▼

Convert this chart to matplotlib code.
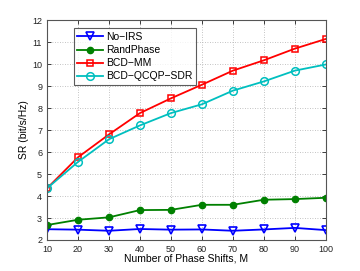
import matplotlib
matplotlib.use("Agg")
import matplotlib.pyplot as plt

plt.rcParams['font.family'] = ['Liberation Sans', 'DejaVu Sans']

M = [10, 20, 30, 40, 50, 60, 70, 80, 90, 100]
no_irs = [2.49, 2.47, 2.42, 2.50, 2.47, 2.48, 2.42, 2.48, 2.55, 2.45]
rand_phase = [2.68, 2.92, 3.03, 3.36, 3.37, 3.60, 3.60, 3.83, 3.86, 3.92]
bcd_mm = [4.35, 5.76, 6.80, 7.77, 8.44, 9.06, 9.70, 10.17, 10.70, 11.14]
bcd_qcqp = [4.35, 5.55, 6.58, 7.21, 7.77, 8.17, 8.79, 9.21, 9.70, 9.98]

labels = ['No\u2212IRS', 'RandPhase', 'BCD\u2212MM', 'BCD\u2212QCQP\u2212SDR']

fig = plt.figure(figsize=(3.6, 2.71), dpi=100)
ax = fig.add_axes([0.1306, 0.1144, 0.7744, 0.8116])

lw = 1.3
ax.plot(M, no_irs, color=(0, 0, 1), marker='v', markersize=5.5, markerfacecolor='none',
        markeredgewidth=1.2, linewidth=lw, label=labels[0])
ax.plot(M, rand_phase, color=(0, 0.5, 0), marker='o', markersize=4.5, markerfacecolor=(0, 0.5, 0),
        linewidth=lw, label=labels[1])
ax.plot(M, bcd_mm, color=(1, 0, 0), marker='s', markersize=5, markerfacecolor='none',
        markeredgewidth=1.1, linewidth=lw, label=labels[2])
ax.plot(M, bcd_qcqp, color=(0, 0.75, 0.75), marker='o', markersize=5.5, markerfacecolor='none',
        markeredgewidth=1.1, linewidth=lw, label=labels[3])

ax.set_xlim(10, 100)
ax.set_ylim(2, 12)
ax.set_xticks(M)
ax.set_yticks(range(2, 13))
ax.grid(True, linestyle=(0, (1, 2)), color='#b0b0b0', linewidth=0.6)
ax.tick_params(direction='in', labelsize=6.5, length=3, width=0.6, colors='#222222',
               top=True, right=True)
for s in ax.spines.values():
    s.set_color('#555555')
    s.set_linewidth(0.8)

ax.set_xlabel('Number of Phase Shifts, M', fontsize=7.5, labelpad=0)
ax.set_ylabel('SR (bit/s/Hz)', fontsize=7.5, labelpad=2)

leg = ax.legend(loc='upper left', bbox_to_anchor=(0.095, 0.962), fontsize=7.5,
                frameon=True, fancybox=False, borderpad=0.35, labelspacing=0.3,
                handlelength=2.5, handletextpad=0.3, borderaxespad=0)
leg.get_frame().set_edgecolor('#333333')
leg.get_frame().set_linewidth(0.8)

fig.savefig('out.png', dpi=100)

▲

REQUEST — Pictures in the data above should not be copied; transcribe everything else exactly.

CORRECT RESULT —
Convert this chart to matplotlib code.
import matplotlib
matplotlib.use("Agg")
import matplotlib.pyplot as plt

plt.rcParams['font.family'] = ['Liberation Sans', 'DejaVu Sans']

M = [10, 20, 30, 40, 50, 60, 70, 80, 90, 100]
no_irs = [2.49, 2.47, 2.42, 2.50, 2.47, 2.48, 2.42, 2.48, 2.55, 2.45]
rand_phase = [2.68, 2.92, 3.03, 3.36, 3.37, 3.60, 3.60, 3.83, 3.86, 3.92]
bcd_mm = [4.35, 5.76, 6.80, 7.77, 8.44, 9.06, 9.70, 10.17, 10.70, 11.14]
bcd_qcqp = [4.35, 5.55, 6.58, 7.21, 7.77, 8.17, 8.79, 9.21, 9.70, 9.98]

labels = ['No\u2212IRS', 'RandPhase', 'BCD\u2212MM', 'BCD\u2212QCQP\u2212SDR']

fig = plt.figure(figsize=(3.6, 2.71), dpi=100)
ax = fig.add_axes([0.1306, 0.1144, 0.7744, 0.8116])

lw = 1.3
ax.plot(M, no_irs, color=(0, 0, 1), marker='v', markersize=5.5, markerfacecolor='none',
        markeredgewidth=1.2, linewidth=lw, label=labels[0])
ax.plot(M, rand_phase, color=(0, 0.5, 0), marker='o', markersize=4.5, markerfacecolor=(0, 0.5, 0),
        linewidth=lw, label=labels[1])
ax.plot(M, bcd_mm, color=(1, 0, 0), marker='s', markersize=5, markerfacecolor='none',
        markeredgewidth=1.1, linewidth=lw, label=labels[2])
ax.plot(M, bcd_qcqp, color=(0, 0.75, 0.75), marker='o', markersize=5.5, markerfacecolor='none',
        markeredgewidth=1.1, linewidth=lw, label=labels[3])

ax.set_xlim(10, 100)
ax.set_ylim(2, 12)
ax.set_xticks(M)
ax.set_yticks(range(2, 13))
ax.grid(True, linestyle=(0, (1, 2)), color='#b0b0b0', linewidth=0.6)
ax.tick_params(direction='in', labelsize=6.5, length=3, width=0.6, colors='#222222',
               top=True, right=True)
for s in ax.spines.values():
    s.set_color('#555555')
    s.set_linewidth(0.8)

ax.set_xlabel('Number of Phase Shifts, M', fontsize=7.5, labelpad=0)
ax.set_ylabel('SR (bit/s/Hz)', fontsize=7.5, labelpad=2)

leg = ax.legend(loc='upper left', bbox_to_anchor=(0.095, 0.962), fontsize=7.5,
                frameon=True, fancybox=False, borderpad=0.35, labelspacing=0.3,
                handlelength=2.5, handletextpad=0.3, borderaxespad=0)
leg.get_frame().set_edgecolor('#333333')
leg.get_frame().set_linewidth(0.8)

fig.savefig('out.png', dpi=100)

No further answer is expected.